§ EXERCISE TASK
Extract the lines up to and including the one that contains "const fmt = [(v: number)", starting with the first line of the entries below, and omit the pictures.

§ INPUT DATA
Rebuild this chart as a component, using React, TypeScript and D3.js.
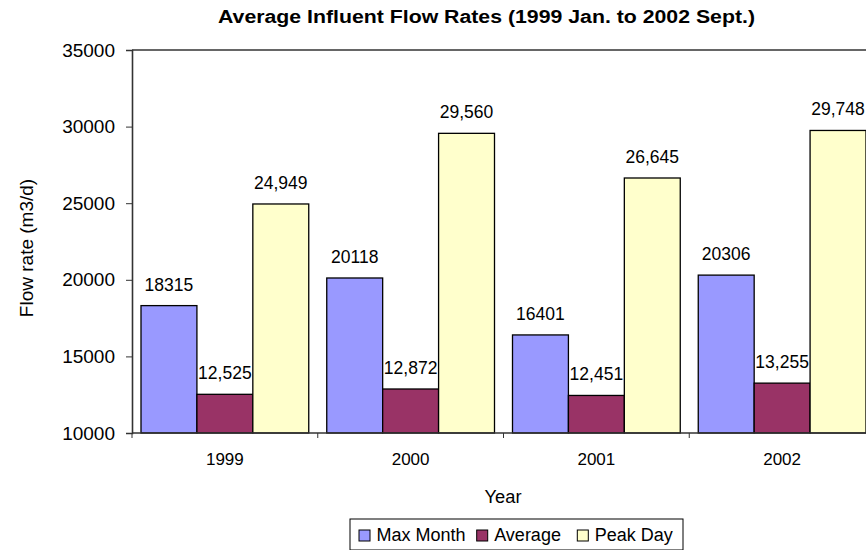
import { useEffect, useRef } from "react";
import * as d3 from "d3";

const years = ["1999", "2000", "2001", "2002"];
const seriesNames = ["Max Month", "Average", "Peak Day"];
const maxMonth = [18315, 20118, 16401, 20306];
const average = [12525, 12872, 12451, 13255];
const peakDay = [24949, 29560, 26645, 29748];
const colors = ["#9999ff", "#993366", "#ffffcc"];
const yTicks = [10000, 15000, 20000, 25000, 30000, 35000];

const App = () => {
  const svgRef = useRef<SVGSVGElement>(null);

  useEffect(() => {
    const width = 866;
    const height = 550;
    const left = 132;
    const right = 875;
    const top = 50;
    const bottom = 433;
    const font = "'Liberation Sans', Arial, sans-serif";

    const svg = d3.select(svgRef.current);
    svg.selectAll("*").remove();
    svg.attr("width", width).attr("height", height).style("font-family", font);

    const x0 = d3.scaleBand().domain(years).range([left, right]);
    const x1 = d3
      .scaleBand()
      .domain(seriesNames)
      .range([9, x0.bandwidth() - 9]);
    const y = d3.scaleLinear().domain([10000, 35000]).range([bottom, top]);

    const values = [maxMonth, average, peakDay];
    const fmt = [(v: number) => String(v), d3.format(","), d3.format(",")];

    // title
    svg
      .append("text")
      .attr("x", 486.5)
      .attr("y", 23)
      .attr("text-anchor", "middle")
      .attr("font-weight", "bold")
      .attr("font-size", 18)
      .attr("textLength", 537)
      .attr("lengthAdjust", "spacingAndGlyphs")
      .text("Average Influent Flow Rates (1999 Jan. to 2002 Sept.)");

    // top border line
    svg
      .append("line")
      .attr("x1", left)
      .attr("x2", right)
      .attr("y1", top)
      .attr("y2", top)
      .attr("stroke", "#333")
      .attr("stroke-width", 1.3);

    // bars
    seriesNames.forEach((s, si) => {
      svg
        .append("g")
        .selectAll("rect")
        .data(values[si])
        .join("rect")
        .attr("x", (d, i) => (x0(years[i]) as number) + (x1(s) as number))
        .attr("y", (d) => y(d))
        .attr("width", x1.bandwidth())
        .attr("height", (d) => bottom - y(d))
        .attr("fill", colors[si])
        .attr("stroke", "#000")
        .attr("stroke-width", 1.3);

      svg
        .append("g")
        .selectAll("text")
        .data(values[si])
        .join("text")
        .attr("x", (d, i) => (x0(years[i]) as number) + (x1(s) as number) + x1.bandwidth() / 2)
        .attr("y", (d) => y(d) - 15)
        .attr("text-anchor", "middle")
        .attr("font-size", 17.5)
        .text((d) => fmt[si](d));
    });

    // y axis
    const yAxis = d3
      .axisLeft(y)
      .tickValues(yTicks)
      .tickSize(6)
      .tickPadding(11)
      .tickFormat((d) => String(d));
    const gy = svg.append("g").attr("transform", `translate(${left},0)`).call(yAxis);
    gy.select(".domain").attr("stroke", "#333").attr("stroke-width", 1.6);
    gy.selectAll(".tick line").attr("stroke", "#333");
    gy.selectAll("text").attr("font-size", 19).attr("font-family", font).attr("fill", "#000");

    // x axis
    const gx = svg.append("g").attr("transform", `translate(0,${bottom})`);
    gx.append("line")
      .attr("x1", left)
      .attr("x2", right)
      .attr("stroke", "#333")
      .attr("stroke-width", 1.3);
    gx.selectAll("line.tick")
      .data(years.concat(["end"]))
      .join("line")
      .attr("class", "tick")
      .attr("x1", (d, i) => left + i * x0.bandwidth())
      .attr("x2", (d, i) => left + i * x0.bandwidth())
      .attr("y1", 0)
      .attr("y2", 5)
      .attr("stroke", "#333");
    gx.selectAll("text")
      .data(years)
      .join("text")
      .attr("x", (d) => (x0(d) as number) + x0.bandwidth() / 2)
      .attr("y", 32)
      .attr("text-anchor", "middle")
      .attr("font-size", 17)
      .text((d) => d);

    // axis titles
    svg
      .append("text")
      .attr("x", 503)
      .attr("y", 503)
      .attr("text-anchor", "middle")
      .attr("font-size", 18.3)
      .text("Year");
    svg
      .append("text")
      .attr("transform", `translate(33,248) rotate(-90)`)
      .attr("text-anchor", "middle")
      .attr("font-size", 19)
      .text("Flow rate (m3/d)");

    // legend
    const lg = svg.append("g").attr("transform", "translate(350,519)");
    lg.append("rect")
      .attr("width", 333)
      .attr("height", 31)
      .attr("fill", "#fff")
      .attr("stroke", "#000");
    const offsets = [9, 126.7, 227.3];
    seriesNames.forEach((s, i) => {
      lg.append("rect")
        .attr("x", offsets[i])
        .attr("y", 11)
        .attr("width", 11)
        .attr("height", 11)
        .attr("fill", colors[i])
        .attr("stroke", "#000");
      lg.append("text")
        .attr("x", offsets[i] + 17.5)
        .attr("y", 22)
        .attr("font-size", 18)
        .text(s);
    });
  }, []);

  return <svg ref={svgRef} style={{ display: "block", position: "absolute", left: 0, top: 0 }}></svg>;
};

export default App;
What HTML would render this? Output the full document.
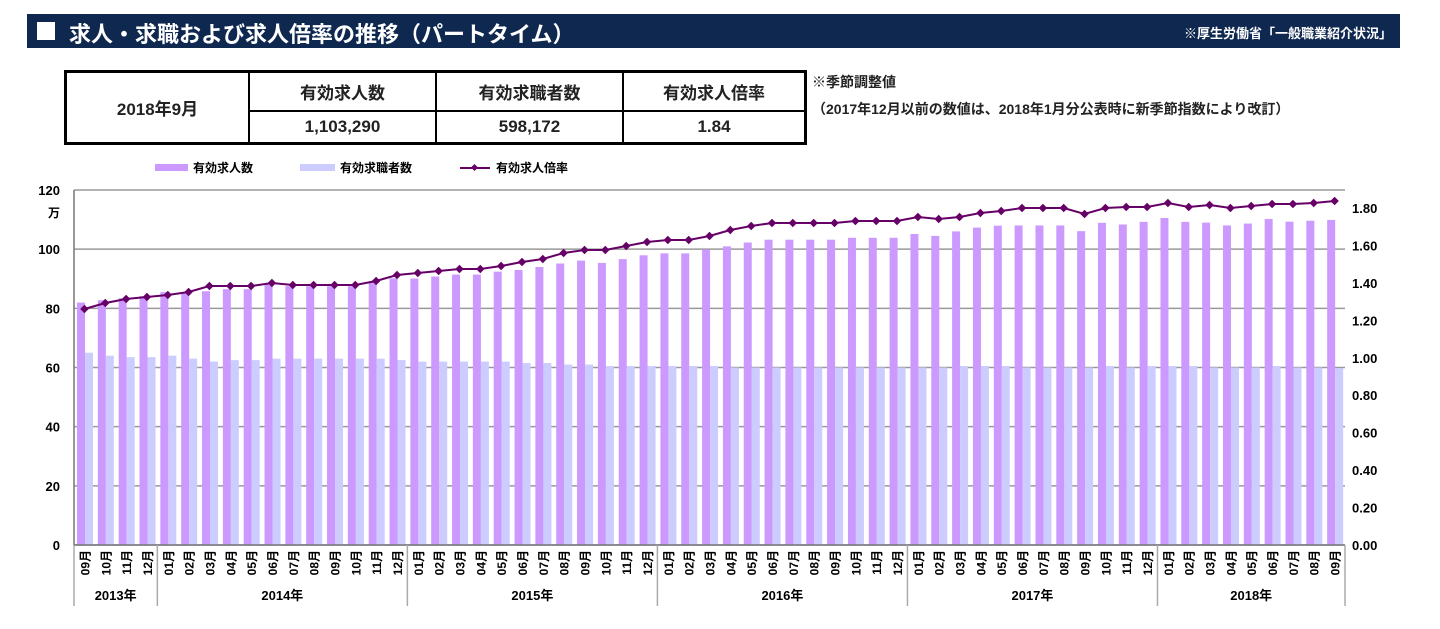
<!DOCTYPE html>
<html><head><meta charset="utf-8"><style>
body{margin:0;width:1440px;height:629px;background:#fff;font-family:"Liberation Sans","Noto Sans CJK JP",sans-serif;position:relative;overflow:hidden}
.hdr{position:absolute;left:27px;top:14px;width:1373px;height:34px;background:#0f2850;color:#fff;font-weight:bold}
.hdr .sq{position:absolute;left:10px;top:8px;width:18px;height:18px;background:#fff}
.hdr .t{position:absolute;left:42px;top:3px;font-size:22px}
.hdr .s{position:absolute;right:8px;top:9px;font-size:13px}
table{position:absolute;left:64px;top:70px;width:743px;height:75px;border-collapse:collapse;border:3px solid #000;font-size:17px;text-align:center;font-weight:bold;color:#222}
td{border:2px solid #000;padding:0}
.note{position:absolute;left:812px;font-size:14px;font-weight:bold;color:#222}
</style></head><body>
<div class="hdr"><span class="sq"></span><span class="t">求人・求職および求人倍率の推移（パートタイム）</span><span class="s">※厚生労働省「一般職業紹介状況」</span></div>
<table><tr><td rowspan="2" style="width:181px">2018年9月</td><td style="width:185px">有効求人数</td><td style="width:185px">有効求職者数</td><td>有効求人倍率</td></tr>
<tr><td>1,103,290</td><td>598,172</td><td>1.84</td></tr></table>
<div class="note" style="top:72px">※季節調整値</div>
<div class="note" style="top:99px">（2017年12月以前の数値は、2018年1月分公表時に新季節指数により改訂）</div>
<svg id="c" width="1440" height="629" style="position:absolute;left:0;top:0" font-family="Liberation Sans,Noto Sans CJK JP,sans-serif"></svg>
<script>
var ys=[309,303,299,297,295,292,286,286,286,283,285,285,285,285,281,275,273,271,269,269,266,262,259,253,250,250,246,242,240,240,236,230,226,223,223,223,223,221,221,221,217,219,217,213,211,208,208,208,214,208,207,207,203,207,205,208,206,204,204,203,201];
var lt=[65,64,63.5,63.5,64,63,62,62.5,62.5,63,63,63,63,63,63,62.5,62,62,62,62,62,61.5,61.5,61,61,60.5,60.5,60.5,60.5,60.5,60.5,60,60,60,60,60,60,60,60,60,60,60,60.5,60.5,60.5,60,60,60,60,60.5,60,60.5,60.5,60.5,60,60,60,60.5,60,60,59.8];
var s='',L=74,R=1345,W=(R-L)/61,B=545,k=355/120;
s='<rect x="155" y="164" width="33" height="7" fill="#cc99ff"/><text x="193" y="172" font-size="12" font-weight="bold">有効求人数</text>';
s+='<rect x="300" y="164" width="35" height="7" fill="#ccccff"/><text x="340" y="172" font-size="12" font-weight="bold">有効求職者数</text>';
s+='<line x1="460" y1="168" x2="490" y2="168" stroke="#660066" stroke-width="2"/><rect x="472" y="165" width="5" height="5" fill="#660066" transform="rotate(45 474.5 167.5)"/><text x="496" y="172" font-size="12" font-weight="bold">有効求人倍率</text>';
for(var v=0;v<=120;v+=20){var y=B-v*k;s+='<line x1="'+L+'" x2="'+R+'" y1="'+y+'" y2="'+y+'" stroke="#999" stroke-width="1.5"/><text x="60" y="'+(y+5)+'" font-size="13" text-anchor="end" font-weight="bold">'+v+'</text>';}
s+='<text x="60" y="217" font-size="12" text-anchor="end" font-weight="bold">万</text>';
for(var i=0;i<=9;i++){var r=i*0.2,y=B-r*187.2;s+='<text x="1352" y="'+(y+5)+'" font-size="13" font-weight="bold">'+r.toFixed(2)+'</text>';}
var pts=[];
for(var i=0;i<61;i++){var x0=L+i*W,rt=(B-ys[i])/187.2,p=rt*lt[i];
s+='<rect x="'+(x0+3)+'" y="'+(B-p*k)+'" width="8" height="'+(p*k)+'" fill="#cc99ff"/>';
s+='<rect x="'+(x0+11)+'" y="'+(B-lt[i]*k)+'" width="8" height="'+(lt[i]*k)+'" fill="#ccccff"/>';
pts.push((x0+W/2).toFixed(1)+','+ys[i]);
var m=((i+8)%12)+1,ms=(m<10?'0':'')+m+'月',cx=x0+W/2+5;
s+='<text transform="translate('+cx+',550) rotate(-90)" font-size="12" font-weight="bold" text-anchor="end">'+ms+'</text>';}
s+='<line x1="'+L+'" x2="'+L+'" y1="190" y2="'+B+'" stroke="#777" stroke-width="1.5"/>';
s+='<polyline points="'+pts.join(' ')+'" fill="none" stroke="#660066" stroke-width="2"/>';
pts.forEach(function(q){var a=q.split(',');s+='<rect x="'+(a[0]-3)+'" y="'+(a[1]-3)+'" width="6" height="6" fill="#660066" transform="rotate(45 '+a[0]+' '+a[1]+')"/>';});
s+='<line x1="'+L+'" x2="'+R+'" y1="'+B+'" y2="'+B+'" stroke="#777" stroke-width="1.5"/>';
var seps=[0,4,16,28,40,52,61],yrs=['2013年','2014年','2015年','2016年','2017年','2018年'];
seps.forEach(function(j){var x=L+j*W;s+='<line x1="'+x+'" x2="'+x+'" y1="'+B+'" y2="606" stroke="#aaa" stroke-width="1.5"/>';});
for(var j=0;j<6;j++){var x=L+(seps[j]+seps[j+1])/2*W;s+='<text x="'+x+'" y="600" font-size="13" font-weight="bold" text-anchor="middle">'+yrs[j]+'</text>';}
document.getElementById('c').innerHTML=s;
</script>
</body></html>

§ REPLY TO THE TASK
Rebuild this chart as a component, using React, TypeScript and D3.js.
import { useEffect, useRef } from "react";
import * as d3 from "d3";

const years = ["1999", "2000", "2001", "2002"];
const seriesNames = ["Max Month", "Average", "Peak Day"];
const maxMonth = [18315, 20118, 16401, 20306];
const average = [12525, 12872, 12451, 13255];
const peakDay = [24949, 29560, 26645, 29748];
const colors = ["#9999ff", "#993366", "#ffffcc"];
const yTicks = [10000, 15000, 20000, 25000, 30000, 35000];

const App = () => {
  const svgRef = useRef<SVGSVGElement>(null);

  useEffect(() => {
    const width = 866;
    const height = 550;
    const left = 132;
    const right = 875;
    const top = 50;
    const bottom = 433;
    const font = "'Liberation Sans', Arial, sans-serif";

    const svg = d3.select(svgRef.current);
    svg.selectAll("*").remove();
    svg.attr("width", width).attr("height", height).style("font-family", font);

    const x0 = d3.scaleBand().domain(years).range([left, right]);
    const x1 = d3
      .scaleBand()
      .domain(seriesNames)
      .range([9, x0.bandwidth() - 9]);
    const y = d3.scaleLinear().domain([10000, 35000]).range([bottom, top]);

    const values = [maxMonth, average, peakDay];
    const fmt = [(v: number) => String(v), d3.format(","), d3.format(",")];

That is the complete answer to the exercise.